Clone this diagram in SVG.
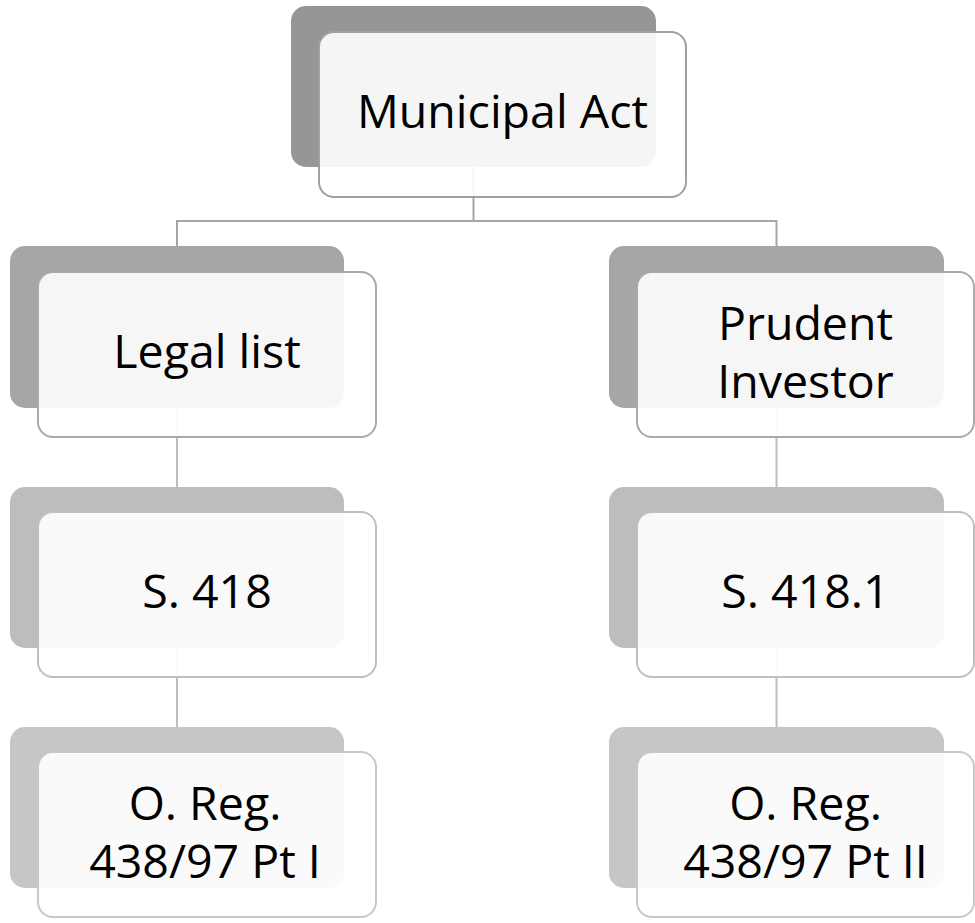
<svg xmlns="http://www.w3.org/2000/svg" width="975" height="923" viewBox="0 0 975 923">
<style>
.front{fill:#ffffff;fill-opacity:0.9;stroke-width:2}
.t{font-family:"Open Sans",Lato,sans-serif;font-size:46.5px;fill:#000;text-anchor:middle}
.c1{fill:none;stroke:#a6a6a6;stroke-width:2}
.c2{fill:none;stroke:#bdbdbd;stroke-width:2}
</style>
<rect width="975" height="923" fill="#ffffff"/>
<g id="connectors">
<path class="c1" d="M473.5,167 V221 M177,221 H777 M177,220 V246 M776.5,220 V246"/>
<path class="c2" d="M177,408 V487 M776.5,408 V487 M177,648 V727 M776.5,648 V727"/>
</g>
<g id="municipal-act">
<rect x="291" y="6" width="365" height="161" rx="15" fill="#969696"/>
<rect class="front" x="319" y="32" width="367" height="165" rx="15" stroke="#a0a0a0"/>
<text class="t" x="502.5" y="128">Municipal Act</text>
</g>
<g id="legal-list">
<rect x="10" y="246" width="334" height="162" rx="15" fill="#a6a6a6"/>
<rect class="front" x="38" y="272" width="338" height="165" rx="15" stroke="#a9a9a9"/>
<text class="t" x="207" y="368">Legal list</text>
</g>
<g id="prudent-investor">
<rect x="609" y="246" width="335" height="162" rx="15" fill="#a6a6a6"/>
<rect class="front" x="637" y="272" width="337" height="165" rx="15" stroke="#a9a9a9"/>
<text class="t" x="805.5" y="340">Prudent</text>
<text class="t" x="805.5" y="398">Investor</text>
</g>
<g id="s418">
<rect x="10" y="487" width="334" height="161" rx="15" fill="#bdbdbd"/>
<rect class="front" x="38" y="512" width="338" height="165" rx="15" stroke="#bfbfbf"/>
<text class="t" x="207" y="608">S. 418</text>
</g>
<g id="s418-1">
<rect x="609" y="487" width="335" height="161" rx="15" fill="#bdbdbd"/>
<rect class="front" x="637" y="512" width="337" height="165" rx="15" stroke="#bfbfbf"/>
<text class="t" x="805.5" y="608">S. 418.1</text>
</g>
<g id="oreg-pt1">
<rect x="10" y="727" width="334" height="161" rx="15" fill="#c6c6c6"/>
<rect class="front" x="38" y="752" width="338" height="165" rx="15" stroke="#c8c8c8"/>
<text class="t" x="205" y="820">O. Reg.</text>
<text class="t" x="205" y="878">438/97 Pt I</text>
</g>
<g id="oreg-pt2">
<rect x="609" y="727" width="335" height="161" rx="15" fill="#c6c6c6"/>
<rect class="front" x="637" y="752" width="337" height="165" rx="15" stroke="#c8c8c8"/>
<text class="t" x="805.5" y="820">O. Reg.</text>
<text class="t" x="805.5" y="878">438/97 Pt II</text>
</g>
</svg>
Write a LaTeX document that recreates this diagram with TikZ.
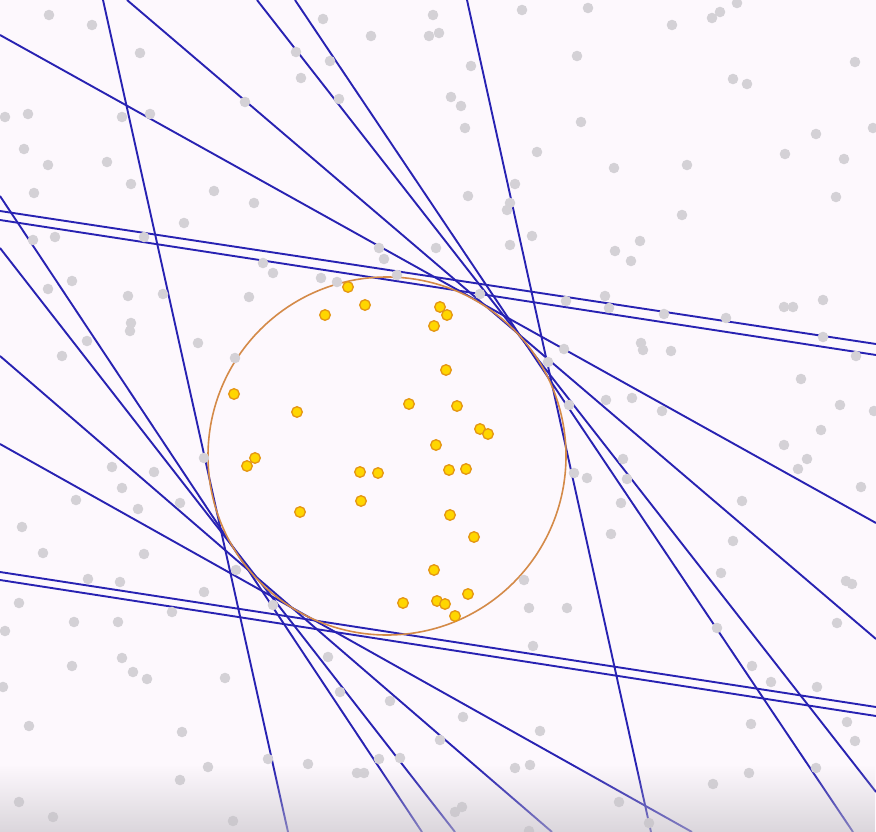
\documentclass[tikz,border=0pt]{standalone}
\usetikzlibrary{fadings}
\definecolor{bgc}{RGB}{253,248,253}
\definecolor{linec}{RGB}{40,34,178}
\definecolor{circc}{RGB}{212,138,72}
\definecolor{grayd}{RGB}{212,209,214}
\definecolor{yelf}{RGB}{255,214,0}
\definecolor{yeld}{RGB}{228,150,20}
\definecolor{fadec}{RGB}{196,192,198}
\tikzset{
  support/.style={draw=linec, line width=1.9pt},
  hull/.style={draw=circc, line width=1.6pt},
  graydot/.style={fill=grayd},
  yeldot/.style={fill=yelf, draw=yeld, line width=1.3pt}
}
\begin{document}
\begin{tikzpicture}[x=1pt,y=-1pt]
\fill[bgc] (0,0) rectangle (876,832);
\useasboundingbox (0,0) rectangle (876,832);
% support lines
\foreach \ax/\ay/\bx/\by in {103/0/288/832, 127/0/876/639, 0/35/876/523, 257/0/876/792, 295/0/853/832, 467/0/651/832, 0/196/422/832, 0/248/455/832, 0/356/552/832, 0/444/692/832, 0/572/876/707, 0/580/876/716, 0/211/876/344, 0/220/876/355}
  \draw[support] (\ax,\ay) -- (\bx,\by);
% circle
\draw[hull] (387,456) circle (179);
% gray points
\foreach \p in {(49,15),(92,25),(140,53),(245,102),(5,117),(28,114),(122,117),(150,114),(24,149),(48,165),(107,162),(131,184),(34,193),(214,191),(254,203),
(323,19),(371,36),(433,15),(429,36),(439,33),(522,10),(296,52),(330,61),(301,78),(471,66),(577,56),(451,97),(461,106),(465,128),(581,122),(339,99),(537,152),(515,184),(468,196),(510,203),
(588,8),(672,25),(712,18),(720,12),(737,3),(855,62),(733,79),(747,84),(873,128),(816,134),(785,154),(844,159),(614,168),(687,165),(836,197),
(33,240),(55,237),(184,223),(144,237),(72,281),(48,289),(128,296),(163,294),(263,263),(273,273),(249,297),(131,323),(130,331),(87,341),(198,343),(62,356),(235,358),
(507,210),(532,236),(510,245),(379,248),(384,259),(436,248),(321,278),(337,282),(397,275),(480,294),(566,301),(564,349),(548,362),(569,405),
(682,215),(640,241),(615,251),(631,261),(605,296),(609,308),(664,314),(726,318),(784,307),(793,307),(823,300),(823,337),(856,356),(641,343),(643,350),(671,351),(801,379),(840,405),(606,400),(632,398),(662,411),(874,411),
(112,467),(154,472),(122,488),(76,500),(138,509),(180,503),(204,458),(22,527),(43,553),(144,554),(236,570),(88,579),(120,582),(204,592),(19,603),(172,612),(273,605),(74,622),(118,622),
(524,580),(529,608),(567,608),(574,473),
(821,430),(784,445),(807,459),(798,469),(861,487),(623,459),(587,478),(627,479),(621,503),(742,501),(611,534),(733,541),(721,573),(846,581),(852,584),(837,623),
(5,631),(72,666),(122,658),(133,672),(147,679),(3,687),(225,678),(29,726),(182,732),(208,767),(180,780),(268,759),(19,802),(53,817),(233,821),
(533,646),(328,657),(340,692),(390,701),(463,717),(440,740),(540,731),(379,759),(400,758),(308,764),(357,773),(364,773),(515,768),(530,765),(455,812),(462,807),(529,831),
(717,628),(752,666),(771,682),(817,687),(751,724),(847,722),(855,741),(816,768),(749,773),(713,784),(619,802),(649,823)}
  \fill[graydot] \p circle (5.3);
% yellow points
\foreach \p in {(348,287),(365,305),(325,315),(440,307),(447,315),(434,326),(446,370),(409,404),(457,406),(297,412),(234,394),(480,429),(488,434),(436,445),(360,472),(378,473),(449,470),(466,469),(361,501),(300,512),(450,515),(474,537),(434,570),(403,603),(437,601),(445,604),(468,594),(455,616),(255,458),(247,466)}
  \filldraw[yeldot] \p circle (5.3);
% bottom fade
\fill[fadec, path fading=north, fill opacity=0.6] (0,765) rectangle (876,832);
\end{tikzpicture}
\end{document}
..........
▶ [JOB]
Each record above is to be restated exactly, with its pictures removed from the copy.

▶ [RESULT FOR THIS TASK]
Clone this diagram in SVG.
<svg xmlns="http://www.w3.org/2000/svg" width="975" height="923" viewBox="0 0 975 923">
<style>
.front{fill:#ffffff;fill-opacity:0.9;stroke-width:2}
.t{font-family:"Open Sans",Lato,sans-serif;font-size:46.5px;fill:#000;text-anchor:middle}
.c1{fill:none;stroke:#a6a6a6;stroke-width:2}
.c2{fill:none;stroke:#bdbdbd;stroke-width:2}
</style>
<rect width="975" height="923" fill="#ffffff"/>
<g id="connectors">
<path class="c1" d="M473.5,167 V221 M177,221 H777 M177,220 V246 M776.5,220 V246"/>
<path class="c2" d="M177,408 V487 M776.5,408 V487 M177,648 V727 M776.5,648 V727"/>
</g>
<g id="municipal-act">
<rect x="291" y="6" width="365" height="161" rx="15" fill="#969696"/>
<rect class="front" x="319" y="32" width="367" height="165" rx="15" stroke="#a0a0a0"/>
<text class="t" x="502.5" y="128">Municipal Act</text>
</g>
<g id="legal-list">
<rect x="10" y="246" width="334" height="162" rx="15" fill="#a6a6a6"/>
<rect class="front" x="38" y="272" width="338" height="165" rx="15" stroke="#a9a9a9"/>
<text class="t" x="207" y="368">Legal list</text>
</g>
<g id="prudent-investor">
<rect x="609" y="246" width="335" height="162" rx="15" fill="#a6a6a6"/>
<rect class="front" x="637" y="272" width="337" height="165" rx="15" stroke="#a9a9a9"/>
<text class="t" x="805.5" y="340">Prudent</text>
<text class="t" x="805.5" y="398">Investor</text>
</g>
<g id="s418">
<rect x="10" y="487" width="334" height="161" rx="15" fill="#bdbdbd"/>
<rect class="front" x="38" y="512" width="338" height="165" rx="15" stroke="#bfbfbf"/>
<text class="t" x="207" y="608">S. 418</text>
</g>
<g id="s418-1">
<rect x="609" y="487" width="335" height="161" rx="15" fill="#bdbdbd"/>
<rect class="front" x="637" y="512" width="337" height="165" rx="15" stroke="#bfbfbf"/>
<text class="t" x="805.5" y="608">S. 418.1</text>
</g>
<g id="oreg-pt1">
<rect x="10" y="727" width="334" height="161" rx="15" fill="#c6c6c6"/>
<rect class="front" x="38" y="752" width="338" height="165" rx="15" stroke="#c8c8c8"/>
<text class="t" x="205" y="820">O. Reg.</text>
<text class="t" x="205" y="878">438/97 Pt I</text>
</g>
<g id="oreg-pt2">
<rect x="609" y="727" width="335" height="161" rx="15" fill="#c6c6c6"/>
<rect class="front" x="637" y="752" width="337" height="165" rx="15" stroke="#c8c8c8"/>
<text class="t" x="805.5" y="820">O. Reg.</text>
<text class="t" x="805.5" y="878">438/97 Pt II</text>
</g>
</svg>
Write a LaTeX document that recreates this diagram with TikZ.
\documentclass[tikz,border=0pt]{standalone}
\usetikzlibrary{fadings}
\definecolor{bgc}{RGB}{253,248,253}
\definecolor{linec}{RGB}{40,34,178}
\definecolor{circc}{RGB}{212,138,72}
\definecolor{grayd}{RGB}{212,209,214}
\definecolor{yelf}{RGB}{255,214,0}
\definecolor{yeld}{RGB}{228,150,20}
\definecolor{fadec}{RGB}{196,192,198}
\tikzset{
  support/.style={draw=linec, line width=1.9pt},
  hull/.style={draw=circc, line width=1.6pt},
  graydot/.style={fill=grayd},
  yeldot/.style={fill=yelf, draw=yeld, line width=1.3pt}
}
\begin{document}
\begin{tikzpicture}[x=1pt,y=-1pt]
\fill[bgc] (0,0) rectangle (876,832);
\useasboundingbox (0,0) rectangle (876,832);
% support lines
\foreach \ax/\ay/\bx/\by in {103/0/288/832, 127/0/876/639, 0/35/876/523, 257/0/876/792, 295/0/853/832, 467/0/651/832, 0/196/422/832, 0/248/455/832, 0/356/552/832, 0/444/692/832, 0/572/876/707, 0/580/876/716, 0/211/876/344, 0/220/876/355}
  \draw[support] (\ax,\ay) -- (\bx,\by);
% circle
\draw[hull] (387,456) circle (179);
% gray points
\foreach \p in {(49,15),(92,25),(140,53),(245,102),(5,117),(28,114),(122,117),(150,114),(24,149),(48,165),(107,162),(131,184),(34,193),(214,191),(254,203),
(323,19),(371,36),(433,15),(429,36),(439,33),(522,10),(296,52),(330,61),(301,78),(471,66),(577,56),(451,97),(461,106),(465,128),(581,122),(339,99),(537,152),(515,184),(468,196),(510,203),
(588,8),(672,25),(712,18),(720,12),(737,3),(855,62),(733,79),(747,84),(873,128),(816,134),(785,154),(844,159),(614,168),(687,165),(836,197),
(33,240),(55,237),(184,223),(144,237),(72,281),(48,289),(128,296),(163,294),(263,263),(273,273),(249,297),(131,323),(130,331),(87,341),(198,343),(62,356),(235,358),
(507,210),(532,236),(510,245),(379,248),(384,259),(436,248),(321,278),(337,282),(397,275),(480,294),(566,301),(564,349),(548,362),(569,405),
(682,215),(640,241),(615,251),(631,261),(605,296),(609,308),(664,314),(726,318),(784,307),(793,307),(823,300),(823,337),(856,356),(641,343),(643,350),(671,351),(801,379),(840,405),(606,400),(632,398),(662,411),(874,411),
(112,467),(154,472),(122,488),(76,500),(138,509),(180,503),(204,458),(22,527),(43,553),(144,554),(236,570),(88,579),(120,582),(204,592),(19,603),(172,612),(273,605),(74,622),(118,622),
(524,580),(529,608),(567,608),(574,473),
(821,430),(784,445),(807,459),(798,469),(861,487),(623,459),(587,478),(627,479),(621,503),(742,501),(611,534),(733,541),(721,573),(846,581),(852,584),(837,623),
(5,631),(72,666),(122,658),(133,672),(147,679),(3,687),(225,678),(29,726),(182,732),(208,767),(180,780),(268,759),(19,802),(53,817),(233,821),
(533,646),(328,657),(340,692),(390,701),(463,717),(440,740),(540,731),(379,759),(400,758),(308,764),(357,773),(364,773),(515,768),(530,765),(455,812),(462,807),(529,831),
(717,628),(752,666),(771,682),(817,687),(751,724),(847,722),(855,741),(816,768),(749,773),(713,784),(619,802),(649,823)}
  \fill[graydot] \p circle (5.3);
% yellow points
\foreach \p in {(348,287),(365,305),(325,315),(440,307),(447,315),(434,326),(446,370),(409,404),(457,406),(297,412),(234,394),(480,429),(488,434),(436,445),(360,472),(378,473),(449,470),(466,469),(361,501),(300,512),(450,515),(474,537),(434,570),(403,603),(437,601),(445,604),(468,594),(455,616),(255,458),(247,466)}
  \filldraw[yeldot] \p circle (5.3);
% bottom fade
\fill[fadec, path fading=north, fill opacity=0.6] (0,765) rectangle (876,832);
\end{tikzpicture}
\end{document}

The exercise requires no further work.